## YOUR TASK
Starting at the line that contains "Write a Python" and stopping at the line that contains "import numpy as np", transcribe every line of the material below exactly; pictures stay out.

## GIVEN INFORMATION
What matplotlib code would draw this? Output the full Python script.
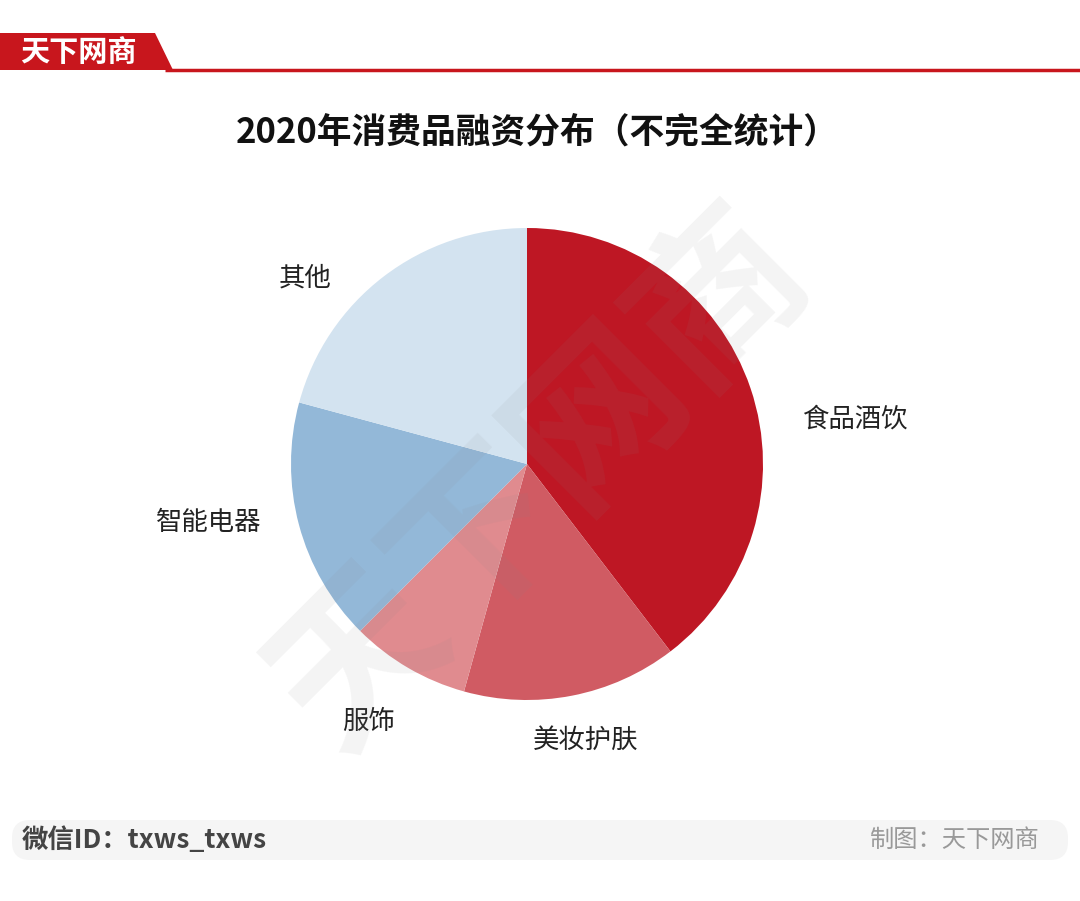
...
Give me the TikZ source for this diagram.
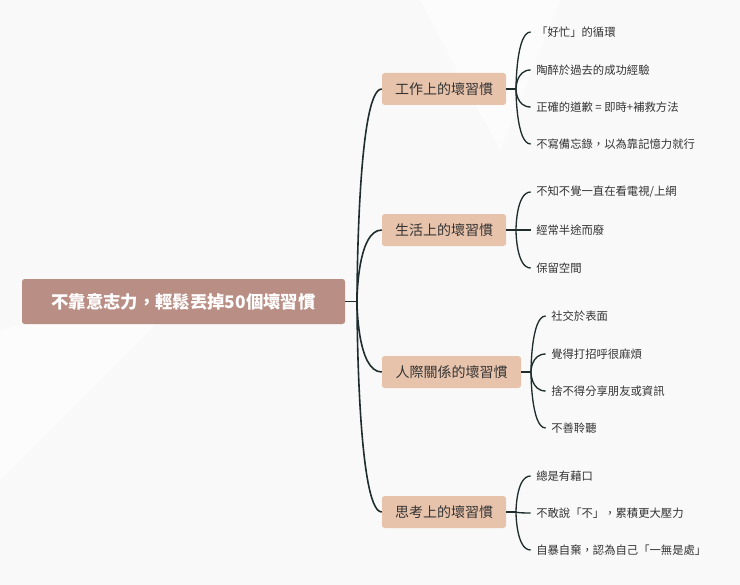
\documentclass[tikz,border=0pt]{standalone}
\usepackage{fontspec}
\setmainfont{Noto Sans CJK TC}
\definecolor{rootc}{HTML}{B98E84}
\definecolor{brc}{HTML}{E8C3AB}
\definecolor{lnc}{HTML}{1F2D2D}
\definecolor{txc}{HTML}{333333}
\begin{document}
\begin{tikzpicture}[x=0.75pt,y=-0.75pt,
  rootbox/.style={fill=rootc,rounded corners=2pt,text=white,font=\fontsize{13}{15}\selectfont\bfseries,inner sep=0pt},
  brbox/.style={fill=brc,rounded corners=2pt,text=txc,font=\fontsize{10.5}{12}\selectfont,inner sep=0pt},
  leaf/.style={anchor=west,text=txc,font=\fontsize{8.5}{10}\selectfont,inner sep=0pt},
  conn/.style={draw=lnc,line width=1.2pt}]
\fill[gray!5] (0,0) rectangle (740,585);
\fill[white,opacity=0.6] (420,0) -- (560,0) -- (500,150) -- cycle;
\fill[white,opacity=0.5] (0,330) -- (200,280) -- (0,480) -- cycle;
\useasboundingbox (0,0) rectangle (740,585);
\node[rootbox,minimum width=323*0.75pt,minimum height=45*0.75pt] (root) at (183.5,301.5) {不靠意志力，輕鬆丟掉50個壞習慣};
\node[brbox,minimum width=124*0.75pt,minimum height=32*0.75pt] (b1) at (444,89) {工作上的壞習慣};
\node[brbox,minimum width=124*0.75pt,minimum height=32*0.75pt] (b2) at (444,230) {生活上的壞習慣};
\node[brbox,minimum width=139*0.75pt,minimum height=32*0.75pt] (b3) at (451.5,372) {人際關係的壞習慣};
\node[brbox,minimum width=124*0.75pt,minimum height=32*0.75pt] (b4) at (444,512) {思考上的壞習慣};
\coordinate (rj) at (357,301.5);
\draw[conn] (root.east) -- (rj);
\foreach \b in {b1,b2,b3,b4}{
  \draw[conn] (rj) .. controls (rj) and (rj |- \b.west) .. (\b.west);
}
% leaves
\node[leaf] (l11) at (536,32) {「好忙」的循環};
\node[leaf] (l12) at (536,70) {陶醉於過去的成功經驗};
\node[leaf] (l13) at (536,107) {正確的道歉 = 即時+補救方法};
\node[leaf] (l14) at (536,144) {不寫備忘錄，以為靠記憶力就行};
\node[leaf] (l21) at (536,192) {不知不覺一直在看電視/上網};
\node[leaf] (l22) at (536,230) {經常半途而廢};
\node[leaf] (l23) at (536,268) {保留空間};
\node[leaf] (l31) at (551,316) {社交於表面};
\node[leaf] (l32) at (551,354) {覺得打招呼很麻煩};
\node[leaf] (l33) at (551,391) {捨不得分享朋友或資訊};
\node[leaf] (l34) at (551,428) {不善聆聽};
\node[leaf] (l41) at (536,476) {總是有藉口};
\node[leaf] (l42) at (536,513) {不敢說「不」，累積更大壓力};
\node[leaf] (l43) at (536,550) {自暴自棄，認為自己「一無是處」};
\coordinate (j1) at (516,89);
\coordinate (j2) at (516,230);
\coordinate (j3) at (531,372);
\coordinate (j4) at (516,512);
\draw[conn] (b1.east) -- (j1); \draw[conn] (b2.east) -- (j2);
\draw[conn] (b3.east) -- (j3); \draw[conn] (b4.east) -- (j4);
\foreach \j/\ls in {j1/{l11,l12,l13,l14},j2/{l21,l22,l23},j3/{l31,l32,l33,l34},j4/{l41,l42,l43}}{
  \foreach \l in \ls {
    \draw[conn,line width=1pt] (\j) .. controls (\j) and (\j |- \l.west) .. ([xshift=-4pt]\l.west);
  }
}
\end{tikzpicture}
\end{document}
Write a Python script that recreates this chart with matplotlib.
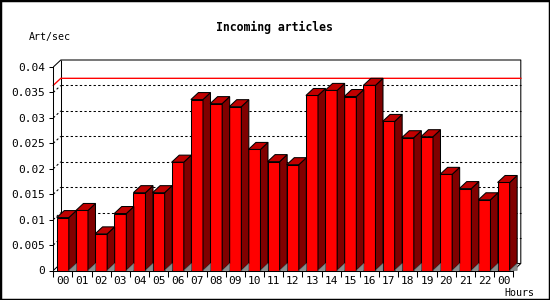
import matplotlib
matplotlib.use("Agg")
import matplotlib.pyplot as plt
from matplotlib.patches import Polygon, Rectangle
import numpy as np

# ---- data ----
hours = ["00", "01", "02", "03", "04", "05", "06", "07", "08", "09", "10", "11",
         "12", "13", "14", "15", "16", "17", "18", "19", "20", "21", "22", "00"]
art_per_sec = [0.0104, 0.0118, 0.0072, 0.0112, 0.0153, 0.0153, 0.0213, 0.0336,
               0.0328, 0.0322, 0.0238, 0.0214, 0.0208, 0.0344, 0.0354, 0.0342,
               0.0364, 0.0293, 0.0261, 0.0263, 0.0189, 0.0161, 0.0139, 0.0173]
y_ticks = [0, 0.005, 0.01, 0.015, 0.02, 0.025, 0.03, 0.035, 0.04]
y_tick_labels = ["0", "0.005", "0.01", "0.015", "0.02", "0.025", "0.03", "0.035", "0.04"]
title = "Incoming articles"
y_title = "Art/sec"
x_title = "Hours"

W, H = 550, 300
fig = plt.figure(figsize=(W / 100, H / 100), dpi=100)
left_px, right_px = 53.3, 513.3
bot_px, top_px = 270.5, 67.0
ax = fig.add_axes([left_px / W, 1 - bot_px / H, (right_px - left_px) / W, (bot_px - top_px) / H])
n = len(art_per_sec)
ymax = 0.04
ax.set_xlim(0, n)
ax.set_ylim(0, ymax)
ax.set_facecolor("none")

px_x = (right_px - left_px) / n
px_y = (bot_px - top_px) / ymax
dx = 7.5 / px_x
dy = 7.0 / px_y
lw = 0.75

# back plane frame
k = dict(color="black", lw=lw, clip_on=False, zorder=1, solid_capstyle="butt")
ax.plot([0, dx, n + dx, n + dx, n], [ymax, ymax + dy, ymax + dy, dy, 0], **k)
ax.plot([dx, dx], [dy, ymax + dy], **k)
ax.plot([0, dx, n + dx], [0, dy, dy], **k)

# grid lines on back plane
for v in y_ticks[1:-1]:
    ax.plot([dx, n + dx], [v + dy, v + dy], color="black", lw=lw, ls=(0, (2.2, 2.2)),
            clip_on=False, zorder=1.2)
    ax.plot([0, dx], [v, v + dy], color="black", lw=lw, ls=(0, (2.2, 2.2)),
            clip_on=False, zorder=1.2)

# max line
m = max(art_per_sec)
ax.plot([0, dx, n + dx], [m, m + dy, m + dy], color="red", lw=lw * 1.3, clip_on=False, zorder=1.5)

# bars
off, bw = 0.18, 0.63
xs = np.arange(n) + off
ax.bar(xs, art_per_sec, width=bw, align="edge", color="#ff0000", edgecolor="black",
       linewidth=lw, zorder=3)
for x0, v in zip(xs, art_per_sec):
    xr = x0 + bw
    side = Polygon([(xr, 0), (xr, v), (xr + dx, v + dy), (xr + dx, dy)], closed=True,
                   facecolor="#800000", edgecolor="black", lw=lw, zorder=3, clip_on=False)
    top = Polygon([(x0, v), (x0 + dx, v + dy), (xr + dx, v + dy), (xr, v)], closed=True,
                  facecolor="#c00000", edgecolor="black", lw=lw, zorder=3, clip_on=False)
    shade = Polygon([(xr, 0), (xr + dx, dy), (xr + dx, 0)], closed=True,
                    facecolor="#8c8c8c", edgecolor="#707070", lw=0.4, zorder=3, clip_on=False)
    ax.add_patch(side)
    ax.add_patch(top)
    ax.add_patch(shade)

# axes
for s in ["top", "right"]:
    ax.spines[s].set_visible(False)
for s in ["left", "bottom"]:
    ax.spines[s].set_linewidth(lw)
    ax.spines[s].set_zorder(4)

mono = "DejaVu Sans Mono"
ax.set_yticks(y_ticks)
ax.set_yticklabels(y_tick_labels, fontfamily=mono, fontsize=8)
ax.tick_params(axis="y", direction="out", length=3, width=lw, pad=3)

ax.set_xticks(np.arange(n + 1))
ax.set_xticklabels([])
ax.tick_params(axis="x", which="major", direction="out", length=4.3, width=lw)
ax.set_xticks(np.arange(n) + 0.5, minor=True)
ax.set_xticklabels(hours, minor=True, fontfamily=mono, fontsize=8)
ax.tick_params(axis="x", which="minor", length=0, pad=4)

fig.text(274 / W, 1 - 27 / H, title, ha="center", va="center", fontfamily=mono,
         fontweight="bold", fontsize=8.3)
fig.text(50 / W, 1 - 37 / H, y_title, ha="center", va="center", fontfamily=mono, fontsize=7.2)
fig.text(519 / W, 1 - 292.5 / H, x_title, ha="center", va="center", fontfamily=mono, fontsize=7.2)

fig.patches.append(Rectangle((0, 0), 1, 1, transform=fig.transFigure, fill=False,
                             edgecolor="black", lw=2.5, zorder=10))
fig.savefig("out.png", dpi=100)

## IN RESPONSE
Write a Python script that recreates this chart with matplotlib.
import matplotlib
matplotlib.use("Agg")
import matplotlib.pyplot as plt
from matplotlib.patches import Polygon, Rectangle
import numpy as np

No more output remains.